start Rows

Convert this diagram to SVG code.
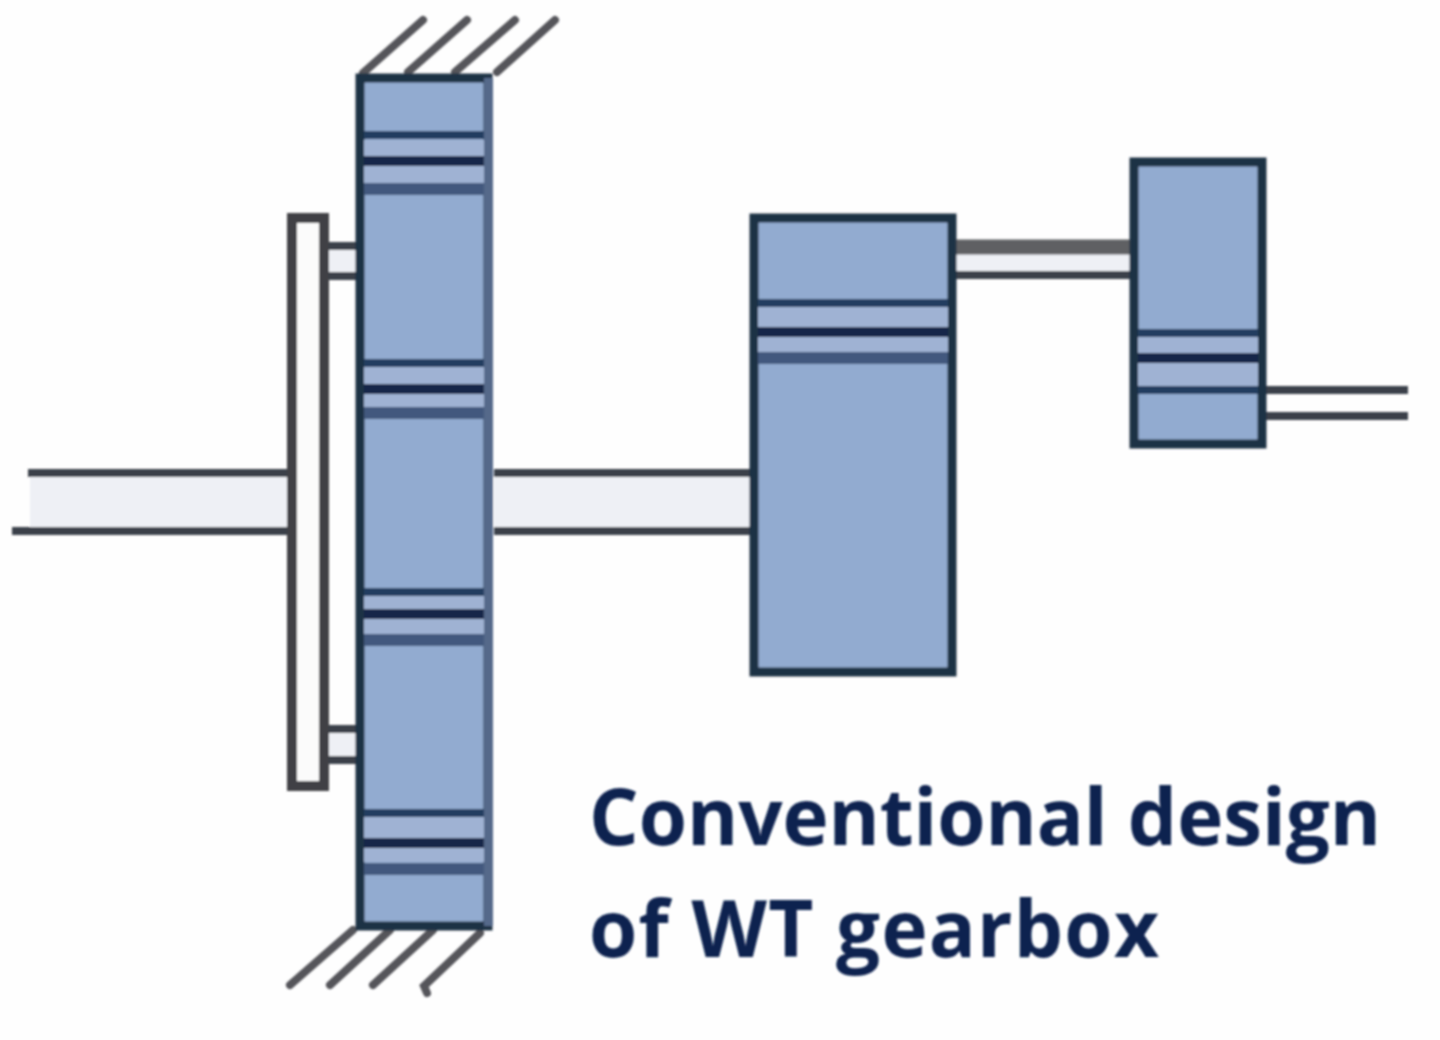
<svg xmlns="http://www.w3.org/2000/svg" width="1440" height="1040" viewBox="0 0 1440 1040">
<defs>
<filter id="soft" x="-5%" y="-5%" width="110%" height="110%"><feGaussianBlur stdDeviation="1"/></filter>
<style>
.gear{fill:#92abd0;stroke:#1f3045;stroke-width:9}
.edge{fill:#55698a;stroke:none}
.b1{stroke:#243c60;stroke-width:8;fill:none}
.b2{stroke:#14264a;stroke-width:10;fill:none}
.b3{stroke:#43587e;stroke-width:12;fill:none}
.band{fill:#9fb2d3;stroke:none}
.hatch{stroke:#55555a;stroke-width:8;fill:none;stroke-linecap:round}
.shaft{stroke:#3a4048;stroke-width:8;fill:none}
.thick{stroke:#5f6164;stroke-width:15;fill:none}
.core{fill:#eef0f5;stroke:none}
.plate{fill:#fbfbfb;stroke:#414145;stroke-width:10}
.label{font-family:"Open Sans","Liberation Sans",sans-serif;font-weight:700;font-size:78px;fill:#0a2250}
</style>
</defs>
<rect width="1440" height="1040" fill="#fefefe"/>
<g filter="url(#soft)">
<g id="connectors">
<rect class="core" x="30" y="474" width="260" height="56"/>
<path class="shaft" d="M28 473H292M12 531H292"/>
<rect class="core" x="494" y="474" width="258" height="56"/>
<path class="shaft" d="M494 473H752M494 531H752"/>
<rect class="core" x="956" y="246" width="178" height="28"/>
<path class="thick" d="M956 247H1134"/>
<path class="shaft" d="M956 275H1134"/>
<path class="shaft" d="M1262 390H1408M1262 416H1408"/>
<rect class="core" x="324" y="246" width="34" height="30"/>
<rect class="core" x="324" y="730" width="34" height="30"/>
<path class="shaft" d="M324 246H358M324 276H358M324 729H358M324 760H358"/>
</g>
<g id="top-hatch">
<path class="hatch" d="M363 73L423 20M408 72L467 20M455 72L515 20M497 72L555 20"/>
</g>
<g id="bottom-hatch">
<path class="hatch" d="M353 930L290 985M390 930L330 985M433 930L373 985M480 933L424 986L427 993"/>
</g>
<g id="plate">
<rect class="plate" x="292" y="218" width="32" height="568"/>
</g>
<g id="ring-gear">
<rect class="gear" x="360" y="78" width="128" height="848"/>
<rect class="edge" x="484" y="78" width="9" height="848"/>
<path class="band" d="M364 140H484V184H364ZM364 364H484V410H364ZM364 592H484V638H364ZM364 815H484V862H364Z"/>
<path class="b1" d="M364 135H484M364 363H484M364 592H484M364 813H484"/>
<path class="b2" d="M364 161H484M364 389H484M364 614H484M364 843H484"/>
<path class="b3" d="M364 189H484M364 413H484M364 640H484M364 869H484"/>
</g>
<g id="planet-gear">
<rect class="gear" x="754" y="218" width="198" height="454"/>
<path class="band" d="M758 306H948V352H758Z"/>
<path class="b1" d="M758 303H948"/>
<path class="b2" d="M758 332H948"/>
<path class="b3" d="M758 358H948"/>
</g>
<g id="sun-gear">
<rect class="gear" x="1134" y="162" width="128" height="282"/>
<path class="band" d="M1138 336H1258V388H1138Z"/>
<path class="b1" d="M1138 333H1258"/>
<path class="b2" d="M1138 358H1258"/>
<path class="b1" d="M1138 390H1258"/>
</g>
<g id="caption">
<text class="label" x="589" y="845" textLength="792">Conventional design</text>
<text class="label" x="589" y="957" textLength="570">of WT gearbox</text>
</g>
</g>
</svg>
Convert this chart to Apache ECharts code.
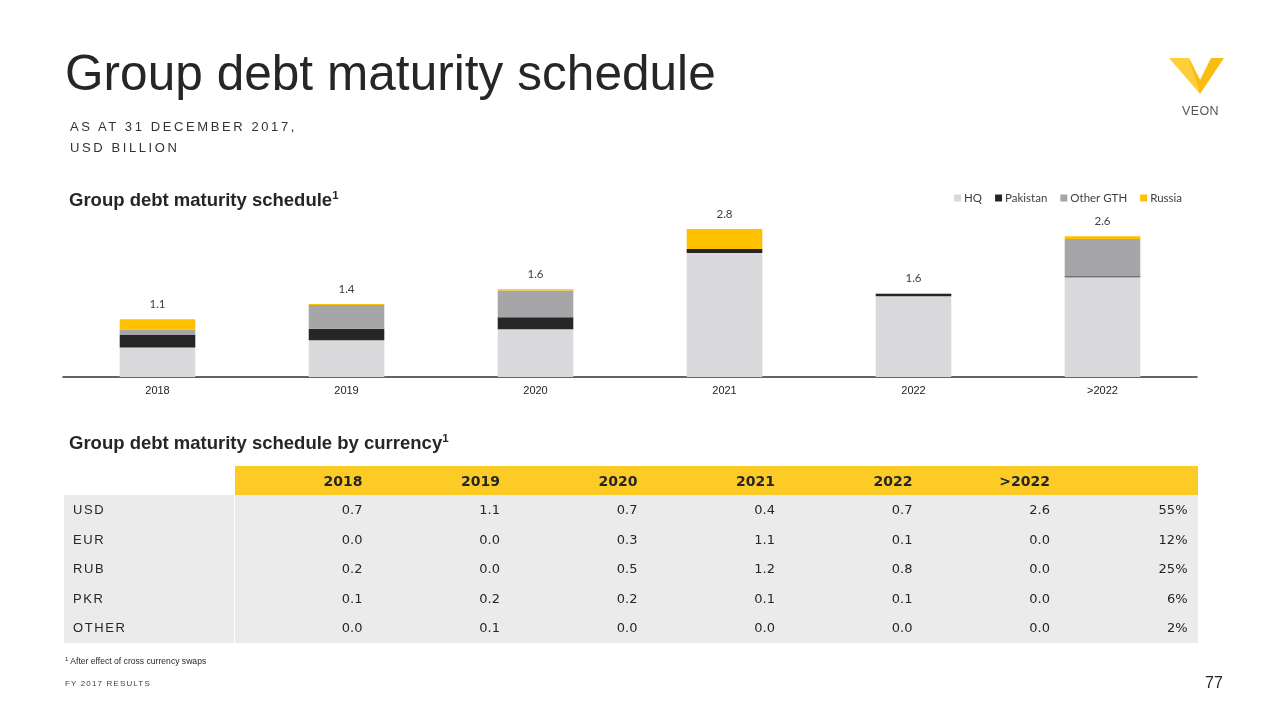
<!DOCTYPE html>
<html>
<head>
<meta charset="utf-8">
<script src="https://cdn.jsdelivr.net/npm/echarts@6/dist/echarts.min.js"></script>
<style>
  html, body { margin:0; padding:0; background:#fff; }
  #page { position:relative; width:1280px; height:720px; overflow:hidden; font-family:"Liberation Sans", Arial, sans-serif; color:#262626; }
  #chart { position:absolute; left:0; top:0; width:1280px; height:720px; }
  .abs { position:absolute; white-space:nowrap; }
  #title { left:65px; top:44px; font-size:49.5px; color:#262626; letter-spacing:0.05px; }
  .sub { left:70px; font-size:13px; letter-spacing:2.6px; color:#333; }
  .h2 { left:69px; font-size:18.5px; font-weight:bold; color:#262626; }
  .h2 sup { font-size:11.5px; vertical-align:7px; line-height:0; }
  #tbl { position:absolute; left:64px; top:466px; border-collapse:collapse; font-family:"DejaVu Sans", Verdana, sans-serif; font-size:13px; color:#262626; }
  #tbl td { padding:0 10px 0 0; height:29.5px; text-align:right; width:127.5px; }
  #tbl tr.hd td { background:#FDCB25; font-weight:bold; font-size:14px; height:29px; }
  #tbl tr.hd td.blank { background:#fff; }
  #tbl tr.bd td { background:#EBEBEB; }
  #tbl td.lab { width:161px; padding:0 0 0 9px; text-align:left; font-family:"Liberation Sans", Arial, sans-serif; letter-spacing:1.6px; font-size:13px; border-right:1px solid #fff; }
  #foot { left:65px; top:656px; font-size:8.6px; color:#262626; }
  #foot sup { font-size:6px; vertical-align:3px; line-height:0; }
  #fy { left:65px; top:679px; font-size:8px; letter-spacing:1.15px; color:#404040; }
  #pg { left:1205px; top:674px; font-size:16px; color:#262626; }
  #veon { left:1182px; top:104px; font-size:12.5px; color:#555; letter-spacing:0.4px; }
</style>
</head>
<body>
<div id="page">
  <div id="chart"></div>
  <div class="abs" id="title">Group debt maturity schedule</div>
  <div class="abs sub" style="top:119px;">AS AT 31 DECEMBER 2017,</div>
  <div class="abs sub" style="top:140px;">USD BILLION</div>
  <div class="abs h2" style="top:189px;">Group debt maturity schedule<sup>1</sup></div>
  <div class="abs h2" style="top:432px;">Group debt maturity schedule by currency<sup>1</sup></div>
  <table id="tbl"></table>
  <div class="abs" id="foot"><sup>1</sup> After effect of cross currency swaps</div>
  <div class="abs" id="fy">FY 2017 RESULTS</div>
  <div class="abs" id="pg">77</div>
  <svg class="abs" style="left:1165px;top:54px;" width="64" height="46" viewBox="0 0 64 46">
    <polygon points="4,4 24,4 35,26 35,40 " fill="#FFCF3A"/>
    <polygon points="24,4 35,26 46,4 59,4 35,40" fill="#F9BD12"/>
  </svg>
  <div class="abs" id="veon">VEON</div>
</div>
<script>
// ---- Data ----
var categories = ['2018', '2019', '2020', '2021', '2022', '>2022'];
var hq        = [0.56, 0.70, 0.91, 2.36, 1.54, 1.90];
var pakistan  = [0.24, 0.22, 0.23, 0.08, 0.04, 0.02];
var otherGTH  = [0.10, 0.45, 0.51, 0.00, 0.00, 0.71];
var russia    = [0.20, 0.02, 0.02, 0.38, 0.02, 0.05];
var totals    = ['1.1', '1.4', '1.6', '2.8', '1.6', '2.6'];

var tableYears = ['2018', '2019', '2020', '2021', '2022', '>2022', ''];
var currencies = ['USD', 'EUR', 'RUB', 'PKR', 'OTHER'];
var usdRow   = ['0.7', '1.1', '0.7', '0.4', '0.7', '2.6', '55%'];
var eurRow   = ['0.0', '0.0', '0.3', '1.1', '0.1', '0.0', '12%'];
var rubRow   = ['0.2', '0.0', '0.5', '1.2', '0.8', '0.0', '25%'];
var pkrRow   = ['0.1', '0.2', '0.2', '0.1', '0.1', '0.0', '6%'];
var otherRow = ['0.0', '0.1', '0.0', '0.0', '0.0', '0.0', '2%'];

// ---- Table ----
var rows = [usdRow, eurRow, rubRow, pkrRow, otherRow];
var html = '<tr class="hd"><td class="blank lab" style="border-right:none"></td>';
tableYears.forEach(function (y) { html += '<td>' + y + '</td>'; });
html += '</tr>';
rows.forEach(function (r, i) {
  html += '<tr class="bd"><td class="lab">' + currencies[i] + '</td>';
  r.forEach(function (v) { html += '<td>' + v + '</td>'; });
  html += '</tr>';
});
document.getElementById('tbl').innerHTML = html;

// ---- Chart ----
var chart = echarts.init(document.getElementById('chart'));
var colors = ['#D9D9DB', '#262626', '#A6A6A8', '#FFC000'];
function bar(name, data, extra) {
  var s = { name: name, type: 'bar', stack: 'total', data: data, barWidth: '40%' };
  return Object.assign(s, extra || {});
}
chart.setOption({
  animation: false,
  color: colors,
  textStyle: { fontFamily: 'Liberation Sans, Arial, sans-serif' },
  legend: {
    right: 93, top: 187,
    icon: 'rect', itemWidth: 7, itemHeight: 7, itemGap: 13,
    textStyle: { fontFamily: 'Lato, sans-serif', fontSize: 11.5, color: '#404040', padding: [0, 0, 0, -2] },
    data: ['HQ', 'Pakistan', 'Other GTH', 'Russia']
  },
  grid: { left: 63, right: 83, top: 219.5, height: 157.5 },
  xAxis: {
    type: 'category', data: categories,
    axisLine: { lineStyle: { color: '#333', width: 1.5 } },
    axisTick: { show: false },
    axisLabel: { fontSize: 11, color: '#222', margin: 8 }
  },
  yAxis: { type: 'value', min: 0, max: 3, show: false, splitLine: { show: false } },
  series: [
    bar('HQ', hq),
    bar('Pakistan', pakistan),
    bar('Other GTH', otherGTH),
    bar('Russia', russia, {
      label: {
        show: true, position: 'top', distance: 9,
        fontFamily: 'Lato, sans-serif', fontSize: 11.5, color: '#404040',
        formatter: function (p) { return totals[p.dataIndex]; }
      }
    })
  ]
});
</script>
</body>
</html>
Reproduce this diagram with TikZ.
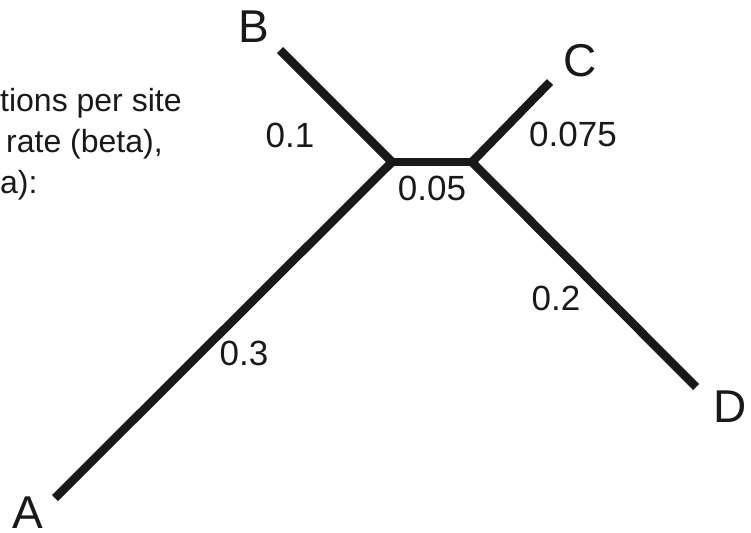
\documentclass[tikz,border=0pt]{standalone}
\usepackage{fontspec}
\setmainfont{Liberation Sans}
\usetikzlibrary{positioning}

\begin{document}
\begin{tikzpicture}[
  x=1pt, y=-1pt,
  branch/.style={line width=8.5pt, line join=miter, draw=black!90},
  leaf/.style={anchor=base, inner sep=0pt, text=black!90,
               font=\fontsize{46}{46}\selectfont},
  blen/.style={anchor=base, inner sep=0pt, text=black!90,
               font=\fontsize{35}{35}\selectfont},
  note/.style={anchor=base west, inner sep=0pt, text=black!90,
               font=\fontsize{32}{41}\selectfont}
]
\useasboundingbox (0,0) rectangle (751,532);

% inner nodes and tips of the tree
\coordinate (j1) at (392,162);
\coordinate (j2) at (472,162);
\coordinate (tA) at (55,498);
\coordinate (tB) at (280,50);
\coordinate (tC) at (550,82);
\coordinate (tD) at (696,387);

\draw[branch] (tA) -- (j1) -- (tB);
\draw[branch] (j1) -- (j2);
\draw[branch] (tC) -- (j2) -- (tD);

% taxa
\node[leaf] (A) at (28,528) {A};
\node[leaf] (B) at (254,43) {B};
\node[leaf] (C) at (580,77) {C};
\node[leaf] (D) at (730,422) {D};

% branch lengths
\node[blen] (lA) at (244,365) {0.3};
\node[blen] (lB) at (290,147) {0.1};
\node[blen] (lC) at (573,146) {0.075};
\node[blen] (lD) at (556,310) {0.2};
\node[blen] (lin) at (432,200) {0.05};

% note, cut at the left edge
\node[note] (n1) at (0,111) {tions per site};
\node[note] (n2) at (6,152) {rate (beta),};
\node[note] (n3) at (0,193) {a):};
\end{tikzpicture}
\end{document}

end Rows

◆ **Task directions**:
Extract each line holding the string "this".

◆ **Task solution**:
Convert this diagram to SVG code.
Convert this chart to Apache ECharts code.
Reproduce this diagram with TikZ.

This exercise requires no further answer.